Onderricht 11 november 2016
dinsdag 11 november 2016
Bron: Thomas KEATING, Open Mind. Open Heart. The Contemplative Dimension of the Gospel, Bloombury, 2006, blz. 32-42: The Sacred Word as Symbol
De mantra is geen voertuig dat ons naar de eenheid met God brengt, geen middel om die eenheid te realiseren. Want wij moeten die eenheid niet realiseren. God is met ons en in ons. De eenheid met God is er. Eén van de meest hinderende gedachten in de spirituele ontwikkeling is de gedachte dat we, om eenheid met God te realiseren of te ervaren, ergens heen moeten gaan, dat we dus gescheiden kunnen zijn van God, dat we Hem buiten ons moeten zoeken of vragen dat Hij naar ons toe zou komen. Het Bijbelse en het liturgische spreken van vervreemding, ballingschap, het gescheiden zijn van God, het verborgen zijn van God, het verlaten zijn van God of het komen van God is alleen uitdrukking van het niet ervaren van en het niet bewust leven vanuit die eenheid. En vooral dat laatste is pas de echte spirituele vervreemding, want het psychologisch gevoelsmatig niet ervaren van eenheid met God (vraag is of dat wel kan!) is geen aanduiding van niet leven vanuit eenheid. En wat ons vervreemdt is al wat de aandacht van ons angstige en begerige ik trekt en gaande houdt, hetgeen ons wegtrekt van ons wezen, van God. Ook als we mediteren is dat afleidende/verleidende actief. De mantra schept de mogelijkheid om dat alles los te laten en drukt ons verlangen, onze intentie uit om met God één te zijn. Niet om iets innerlijks te ervaren dat we dan een eenheidservaring zouden kunnen noemen.

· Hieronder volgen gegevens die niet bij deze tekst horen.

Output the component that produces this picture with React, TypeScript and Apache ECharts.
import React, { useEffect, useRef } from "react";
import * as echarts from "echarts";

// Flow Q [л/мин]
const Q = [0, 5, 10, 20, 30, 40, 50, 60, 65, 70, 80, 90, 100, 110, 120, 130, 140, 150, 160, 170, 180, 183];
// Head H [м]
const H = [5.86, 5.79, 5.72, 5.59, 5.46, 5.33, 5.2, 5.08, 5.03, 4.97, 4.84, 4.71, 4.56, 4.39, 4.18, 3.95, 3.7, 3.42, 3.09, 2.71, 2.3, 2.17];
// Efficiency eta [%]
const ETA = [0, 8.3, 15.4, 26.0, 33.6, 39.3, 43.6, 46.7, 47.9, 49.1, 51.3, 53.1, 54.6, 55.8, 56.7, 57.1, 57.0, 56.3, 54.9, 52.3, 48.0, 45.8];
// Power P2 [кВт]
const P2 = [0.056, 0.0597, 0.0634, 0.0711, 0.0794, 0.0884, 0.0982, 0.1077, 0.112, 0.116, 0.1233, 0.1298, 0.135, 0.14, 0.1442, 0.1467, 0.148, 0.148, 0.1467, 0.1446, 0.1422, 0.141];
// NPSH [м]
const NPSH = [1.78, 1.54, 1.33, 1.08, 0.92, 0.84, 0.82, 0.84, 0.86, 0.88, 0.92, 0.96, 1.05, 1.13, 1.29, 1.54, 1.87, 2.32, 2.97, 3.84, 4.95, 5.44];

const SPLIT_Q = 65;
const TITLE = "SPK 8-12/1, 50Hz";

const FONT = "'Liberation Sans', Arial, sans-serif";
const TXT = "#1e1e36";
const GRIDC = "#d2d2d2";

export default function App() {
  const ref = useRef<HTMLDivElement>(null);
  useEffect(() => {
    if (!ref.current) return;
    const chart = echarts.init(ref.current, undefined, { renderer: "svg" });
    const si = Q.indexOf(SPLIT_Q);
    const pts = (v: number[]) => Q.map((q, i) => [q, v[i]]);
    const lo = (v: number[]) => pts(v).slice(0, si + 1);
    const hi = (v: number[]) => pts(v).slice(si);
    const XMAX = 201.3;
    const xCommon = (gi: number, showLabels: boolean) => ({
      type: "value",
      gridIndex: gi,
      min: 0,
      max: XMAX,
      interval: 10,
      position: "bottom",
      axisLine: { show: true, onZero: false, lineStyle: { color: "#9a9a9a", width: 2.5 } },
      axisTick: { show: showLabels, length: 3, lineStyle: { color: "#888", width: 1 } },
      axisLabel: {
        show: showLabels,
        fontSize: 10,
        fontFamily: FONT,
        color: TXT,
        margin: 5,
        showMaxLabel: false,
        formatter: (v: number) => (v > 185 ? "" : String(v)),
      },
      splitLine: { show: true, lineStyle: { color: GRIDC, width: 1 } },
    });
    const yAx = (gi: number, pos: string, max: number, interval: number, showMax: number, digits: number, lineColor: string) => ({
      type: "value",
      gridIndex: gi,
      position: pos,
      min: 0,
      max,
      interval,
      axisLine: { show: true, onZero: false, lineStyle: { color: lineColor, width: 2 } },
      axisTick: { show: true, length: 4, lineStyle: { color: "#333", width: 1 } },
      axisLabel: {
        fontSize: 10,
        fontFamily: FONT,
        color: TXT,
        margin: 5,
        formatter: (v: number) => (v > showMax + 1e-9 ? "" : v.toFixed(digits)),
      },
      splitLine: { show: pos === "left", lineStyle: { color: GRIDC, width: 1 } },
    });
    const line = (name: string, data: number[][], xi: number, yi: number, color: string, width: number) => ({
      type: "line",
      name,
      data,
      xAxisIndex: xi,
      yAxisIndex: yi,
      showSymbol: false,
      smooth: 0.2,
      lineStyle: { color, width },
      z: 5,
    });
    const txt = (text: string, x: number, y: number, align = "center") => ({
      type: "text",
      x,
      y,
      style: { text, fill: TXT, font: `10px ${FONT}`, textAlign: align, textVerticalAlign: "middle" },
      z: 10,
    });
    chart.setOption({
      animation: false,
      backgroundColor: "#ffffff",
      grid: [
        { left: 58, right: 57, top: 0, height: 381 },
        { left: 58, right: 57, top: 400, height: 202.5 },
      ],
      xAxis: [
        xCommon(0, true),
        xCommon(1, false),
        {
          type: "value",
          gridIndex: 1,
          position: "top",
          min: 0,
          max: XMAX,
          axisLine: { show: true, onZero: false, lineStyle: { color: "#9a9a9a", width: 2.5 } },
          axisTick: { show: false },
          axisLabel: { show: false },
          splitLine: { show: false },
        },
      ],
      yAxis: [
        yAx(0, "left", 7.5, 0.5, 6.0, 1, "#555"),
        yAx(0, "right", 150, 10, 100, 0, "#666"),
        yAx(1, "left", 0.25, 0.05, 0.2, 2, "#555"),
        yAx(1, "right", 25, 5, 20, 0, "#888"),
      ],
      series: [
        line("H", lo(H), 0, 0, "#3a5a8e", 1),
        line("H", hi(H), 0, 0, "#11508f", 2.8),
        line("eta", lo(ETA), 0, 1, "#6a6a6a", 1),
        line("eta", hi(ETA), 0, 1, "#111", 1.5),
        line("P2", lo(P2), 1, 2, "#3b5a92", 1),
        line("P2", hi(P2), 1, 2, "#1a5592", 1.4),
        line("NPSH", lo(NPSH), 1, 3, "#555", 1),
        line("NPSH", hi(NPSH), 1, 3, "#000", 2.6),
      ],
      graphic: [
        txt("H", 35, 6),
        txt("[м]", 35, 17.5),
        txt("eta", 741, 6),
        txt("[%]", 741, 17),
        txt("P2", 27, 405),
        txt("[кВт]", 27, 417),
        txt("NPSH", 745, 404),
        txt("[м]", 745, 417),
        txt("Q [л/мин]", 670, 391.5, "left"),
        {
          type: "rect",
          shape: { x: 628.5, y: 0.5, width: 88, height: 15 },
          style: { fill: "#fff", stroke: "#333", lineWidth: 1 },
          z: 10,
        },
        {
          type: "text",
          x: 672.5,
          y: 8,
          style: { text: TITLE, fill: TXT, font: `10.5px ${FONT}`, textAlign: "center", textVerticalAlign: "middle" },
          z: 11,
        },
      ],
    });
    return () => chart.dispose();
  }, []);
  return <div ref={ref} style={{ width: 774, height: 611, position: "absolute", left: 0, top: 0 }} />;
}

Vaak is wat ons vervreemdt moeilijk los te laten: we worden er erg door in beslag genomen, we zijn er soms door ‘bezeten’. Vooral als emotionele bindingen zich erin aanmelden of de emotionele programmering van onze kindertijd. Maar ook deze laten we los door met aandacht de mantra te herhalen. Het is mogelijk dat we hierdoor een diepere genezing (thuiskomen bij onszelf) bereiken dan door de observatie, de analyse en het therapeutisch hertraumatiseren van de psychoanalyse. Nochtans is meditatie niet primair een kwestie van aandacht (attention) dan wel van gerichtheid (intention). Alles wat heel even deze gerichtheid kan dienen is een goed hulpmiddel bij ons mediteren. Even aandacht voor de ademhaling, wat relaxatieoefeningen, een kaars, een beeld, een icoon. Bij dat laatste is het gevaar reëel dat we echter onze aandacht richten op iets buiten ons en de idee weer binnen sluipt dat we van God gescheiden zijn, dat God ‘daar’ is. Dat is zeker het gevaar bij bepaalde vormen van aanbidding van het ‘sacrament’ dat eigenlijk bedoeld is om binnen het kader van de liturgie (niet daarbuiten) van de eucharistische maaltijd de eenheid te beleven en ervan bewust te worden. Ons verlangen naar eenheid is bovendien als het werk van de genade. Meditatie is geen ‘creërende aandacht’, maar is ontvangen en instemmen. Daarom moeten we een mantra kiezen die kort is en geen emotionele connotaties met zich meebrengt. Het is goed je aan één mantra of gebedswoord te houden en niet constant te veranderen vanuit de gedachte ‘met dat nieuwe zal het beter gaan, zal ik het beter kunnen’.